**TASK OBJECTIVE**
Give the count of lines holding the string "this" and nothing else.

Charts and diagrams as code
╔══
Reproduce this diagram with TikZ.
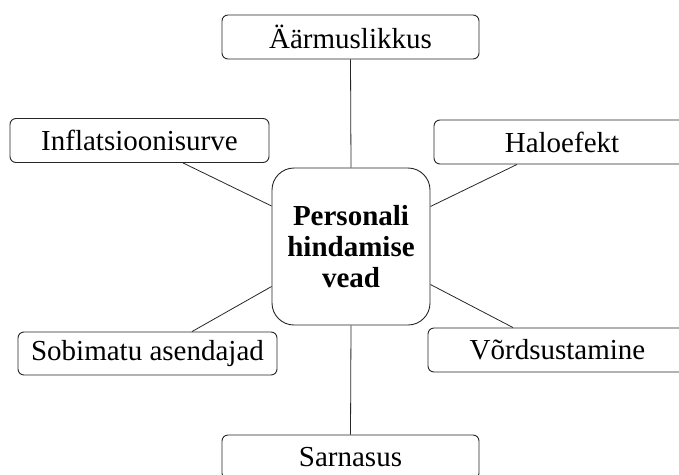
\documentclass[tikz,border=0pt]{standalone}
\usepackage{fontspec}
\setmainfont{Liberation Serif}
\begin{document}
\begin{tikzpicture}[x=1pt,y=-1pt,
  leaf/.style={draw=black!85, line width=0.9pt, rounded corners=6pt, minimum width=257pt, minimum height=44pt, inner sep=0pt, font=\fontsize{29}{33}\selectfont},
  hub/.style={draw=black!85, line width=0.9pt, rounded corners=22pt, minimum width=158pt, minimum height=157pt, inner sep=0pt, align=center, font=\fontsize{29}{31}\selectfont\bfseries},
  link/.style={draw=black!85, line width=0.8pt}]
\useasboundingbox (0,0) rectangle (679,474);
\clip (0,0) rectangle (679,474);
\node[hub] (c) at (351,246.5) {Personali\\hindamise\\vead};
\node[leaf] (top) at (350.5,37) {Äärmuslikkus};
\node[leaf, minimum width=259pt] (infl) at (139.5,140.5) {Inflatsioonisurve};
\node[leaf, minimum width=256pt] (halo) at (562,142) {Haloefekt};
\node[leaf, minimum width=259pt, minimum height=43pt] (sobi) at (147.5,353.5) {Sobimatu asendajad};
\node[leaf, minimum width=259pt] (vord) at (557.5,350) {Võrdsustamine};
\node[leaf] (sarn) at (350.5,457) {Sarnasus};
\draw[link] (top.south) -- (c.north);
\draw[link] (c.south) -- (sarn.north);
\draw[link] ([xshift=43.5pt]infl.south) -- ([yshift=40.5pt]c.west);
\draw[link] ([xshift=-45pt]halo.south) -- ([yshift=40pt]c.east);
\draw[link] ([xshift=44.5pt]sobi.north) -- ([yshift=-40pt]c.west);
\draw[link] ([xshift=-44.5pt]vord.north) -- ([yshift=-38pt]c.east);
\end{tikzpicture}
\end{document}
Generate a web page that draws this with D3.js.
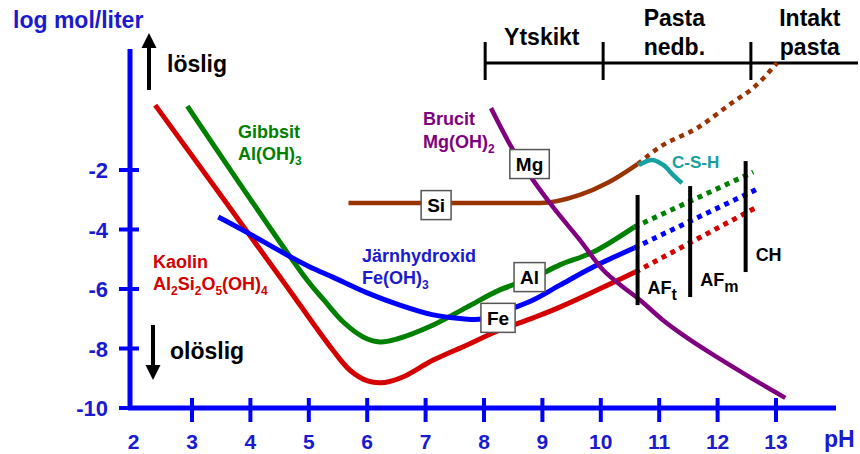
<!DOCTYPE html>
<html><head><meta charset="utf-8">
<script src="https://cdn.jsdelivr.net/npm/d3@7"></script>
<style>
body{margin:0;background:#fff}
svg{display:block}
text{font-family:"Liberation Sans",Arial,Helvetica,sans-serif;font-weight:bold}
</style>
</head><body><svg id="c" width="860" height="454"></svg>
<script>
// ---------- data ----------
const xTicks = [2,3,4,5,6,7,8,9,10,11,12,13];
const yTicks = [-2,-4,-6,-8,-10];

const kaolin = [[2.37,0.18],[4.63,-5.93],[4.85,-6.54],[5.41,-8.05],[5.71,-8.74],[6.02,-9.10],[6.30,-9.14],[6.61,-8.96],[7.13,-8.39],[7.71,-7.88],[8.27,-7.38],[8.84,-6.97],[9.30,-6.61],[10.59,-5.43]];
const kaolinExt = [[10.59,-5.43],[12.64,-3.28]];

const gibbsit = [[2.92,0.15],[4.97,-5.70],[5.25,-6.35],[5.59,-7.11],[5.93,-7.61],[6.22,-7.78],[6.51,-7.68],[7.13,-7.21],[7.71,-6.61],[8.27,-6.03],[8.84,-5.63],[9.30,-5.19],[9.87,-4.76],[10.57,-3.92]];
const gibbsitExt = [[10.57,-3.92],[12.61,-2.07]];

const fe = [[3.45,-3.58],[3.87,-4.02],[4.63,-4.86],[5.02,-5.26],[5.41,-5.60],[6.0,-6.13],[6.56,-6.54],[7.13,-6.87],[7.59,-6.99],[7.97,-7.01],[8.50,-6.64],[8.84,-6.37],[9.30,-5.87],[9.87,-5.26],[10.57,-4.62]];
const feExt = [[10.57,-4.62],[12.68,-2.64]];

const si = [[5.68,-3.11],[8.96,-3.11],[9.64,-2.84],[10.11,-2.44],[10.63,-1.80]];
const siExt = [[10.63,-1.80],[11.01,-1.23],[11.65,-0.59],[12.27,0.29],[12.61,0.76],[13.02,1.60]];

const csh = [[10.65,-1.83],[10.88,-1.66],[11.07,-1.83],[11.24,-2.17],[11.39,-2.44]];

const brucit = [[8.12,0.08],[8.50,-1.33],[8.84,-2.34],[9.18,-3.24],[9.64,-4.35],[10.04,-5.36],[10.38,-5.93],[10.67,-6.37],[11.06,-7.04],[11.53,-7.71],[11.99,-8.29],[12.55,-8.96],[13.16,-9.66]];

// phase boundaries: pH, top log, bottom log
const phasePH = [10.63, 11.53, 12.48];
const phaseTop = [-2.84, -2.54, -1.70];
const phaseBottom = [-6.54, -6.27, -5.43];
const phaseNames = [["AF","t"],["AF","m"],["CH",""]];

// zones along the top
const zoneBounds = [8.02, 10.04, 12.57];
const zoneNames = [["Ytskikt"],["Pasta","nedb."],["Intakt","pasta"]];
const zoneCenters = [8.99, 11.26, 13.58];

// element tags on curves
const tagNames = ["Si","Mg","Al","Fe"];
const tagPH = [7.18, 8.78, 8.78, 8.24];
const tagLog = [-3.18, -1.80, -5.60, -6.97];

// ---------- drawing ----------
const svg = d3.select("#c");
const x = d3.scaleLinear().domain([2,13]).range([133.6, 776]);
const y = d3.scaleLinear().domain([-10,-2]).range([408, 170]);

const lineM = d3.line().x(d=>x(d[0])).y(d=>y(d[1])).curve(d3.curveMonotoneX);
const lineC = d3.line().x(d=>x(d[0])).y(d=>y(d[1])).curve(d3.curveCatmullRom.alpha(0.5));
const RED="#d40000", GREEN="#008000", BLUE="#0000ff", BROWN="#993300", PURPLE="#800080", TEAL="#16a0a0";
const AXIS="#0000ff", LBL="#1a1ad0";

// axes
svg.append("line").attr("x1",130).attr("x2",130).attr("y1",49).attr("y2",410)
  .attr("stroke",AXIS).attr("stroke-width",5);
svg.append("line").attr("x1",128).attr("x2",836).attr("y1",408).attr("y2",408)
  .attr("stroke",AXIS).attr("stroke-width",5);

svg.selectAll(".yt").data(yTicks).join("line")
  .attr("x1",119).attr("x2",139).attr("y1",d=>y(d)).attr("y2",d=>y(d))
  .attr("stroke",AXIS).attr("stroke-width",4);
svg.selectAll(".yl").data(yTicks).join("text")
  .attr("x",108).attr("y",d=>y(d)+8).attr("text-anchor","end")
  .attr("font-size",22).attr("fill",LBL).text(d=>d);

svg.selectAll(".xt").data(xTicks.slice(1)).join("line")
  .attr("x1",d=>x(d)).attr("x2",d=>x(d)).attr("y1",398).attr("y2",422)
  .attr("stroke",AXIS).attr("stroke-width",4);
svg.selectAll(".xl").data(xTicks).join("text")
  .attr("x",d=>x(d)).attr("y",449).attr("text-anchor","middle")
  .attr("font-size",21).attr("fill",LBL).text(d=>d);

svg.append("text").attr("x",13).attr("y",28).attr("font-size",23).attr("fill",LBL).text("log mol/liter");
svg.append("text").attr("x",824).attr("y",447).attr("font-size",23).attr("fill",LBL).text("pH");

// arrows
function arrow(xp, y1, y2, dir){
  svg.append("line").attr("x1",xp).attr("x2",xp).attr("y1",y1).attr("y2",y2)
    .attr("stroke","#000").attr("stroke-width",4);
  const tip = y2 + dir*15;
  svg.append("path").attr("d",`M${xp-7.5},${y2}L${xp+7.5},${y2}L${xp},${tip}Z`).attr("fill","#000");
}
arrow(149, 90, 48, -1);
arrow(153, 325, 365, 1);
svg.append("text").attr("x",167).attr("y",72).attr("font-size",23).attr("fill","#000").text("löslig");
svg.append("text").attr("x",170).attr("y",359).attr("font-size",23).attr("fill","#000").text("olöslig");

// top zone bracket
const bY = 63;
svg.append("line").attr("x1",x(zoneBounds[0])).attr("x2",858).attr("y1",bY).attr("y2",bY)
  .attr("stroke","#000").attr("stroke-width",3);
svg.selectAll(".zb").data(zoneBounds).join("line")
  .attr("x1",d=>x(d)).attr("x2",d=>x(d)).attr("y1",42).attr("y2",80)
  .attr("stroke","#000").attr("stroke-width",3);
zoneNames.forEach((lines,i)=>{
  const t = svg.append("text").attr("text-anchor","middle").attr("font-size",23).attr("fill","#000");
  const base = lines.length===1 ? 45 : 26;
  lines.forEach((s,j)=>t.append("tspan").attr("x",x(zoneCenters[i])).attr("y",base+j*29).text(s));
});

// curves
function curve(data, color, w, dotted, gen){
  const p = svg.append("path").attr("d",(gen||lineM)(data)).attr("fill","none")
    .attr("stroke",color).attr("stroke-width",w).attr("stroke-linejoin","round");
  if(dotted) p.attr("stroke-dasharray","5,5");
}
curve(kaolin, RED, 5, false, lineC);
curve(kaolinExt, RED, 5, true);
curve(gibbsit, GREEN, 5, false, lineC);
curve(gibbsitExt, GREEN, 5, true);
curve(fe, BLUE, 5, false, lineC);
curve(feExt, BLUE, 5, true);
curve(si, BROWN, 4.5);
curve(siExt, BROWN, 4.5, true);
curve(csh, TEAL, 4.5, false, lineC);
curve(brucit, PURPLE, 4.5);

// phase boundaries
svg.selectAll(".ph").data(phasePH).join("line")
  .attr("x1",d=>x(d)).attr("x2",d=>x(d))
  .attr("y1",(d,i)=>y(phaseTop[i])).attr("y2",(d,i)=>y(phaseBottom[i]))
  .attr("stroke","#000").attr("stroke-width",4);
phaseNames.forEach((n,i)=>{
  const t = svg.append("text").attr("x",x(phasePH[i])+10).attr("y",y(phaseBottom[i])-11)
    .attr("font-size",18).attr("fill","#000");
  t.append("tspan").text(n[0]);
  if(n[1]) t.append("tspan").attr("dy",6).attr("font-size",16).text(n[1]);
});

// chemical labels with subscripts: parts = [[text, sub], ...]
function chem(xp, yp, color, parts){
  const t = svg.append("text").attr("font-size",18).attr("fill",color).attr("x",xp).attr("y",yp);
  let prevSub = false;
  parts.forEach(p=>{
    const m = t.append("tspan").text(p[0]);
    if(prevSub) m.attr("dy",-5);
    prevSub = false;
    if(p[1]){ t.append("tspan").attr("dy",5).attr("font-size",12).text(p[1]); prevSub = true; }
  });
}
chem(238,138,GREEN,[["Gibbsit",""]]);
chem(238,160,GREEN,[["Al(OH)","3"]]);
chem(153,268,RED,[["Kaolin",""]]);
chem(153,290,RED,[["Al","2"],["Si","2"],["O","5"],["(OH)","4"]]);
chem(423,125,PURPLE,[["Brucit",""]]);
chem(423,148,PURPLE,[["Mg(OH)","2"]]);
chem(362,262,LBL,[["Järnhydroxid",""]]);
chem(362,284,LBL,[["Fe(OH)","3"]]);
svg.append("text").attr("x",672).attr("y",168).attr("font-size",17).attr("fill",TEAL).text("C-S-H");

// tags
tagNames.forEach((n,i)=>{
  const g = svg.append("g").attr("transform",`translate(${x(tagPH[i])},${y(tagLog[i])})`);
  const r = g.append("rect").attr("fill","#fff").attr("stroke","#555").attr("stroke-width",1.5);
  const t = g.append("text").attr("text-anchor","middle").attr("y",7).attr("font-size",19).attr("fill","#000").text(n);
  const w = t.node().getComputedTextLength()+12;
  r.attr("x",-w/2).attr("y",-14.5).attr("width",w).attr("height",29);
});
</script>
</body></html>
╚══
**THE RESULT**
2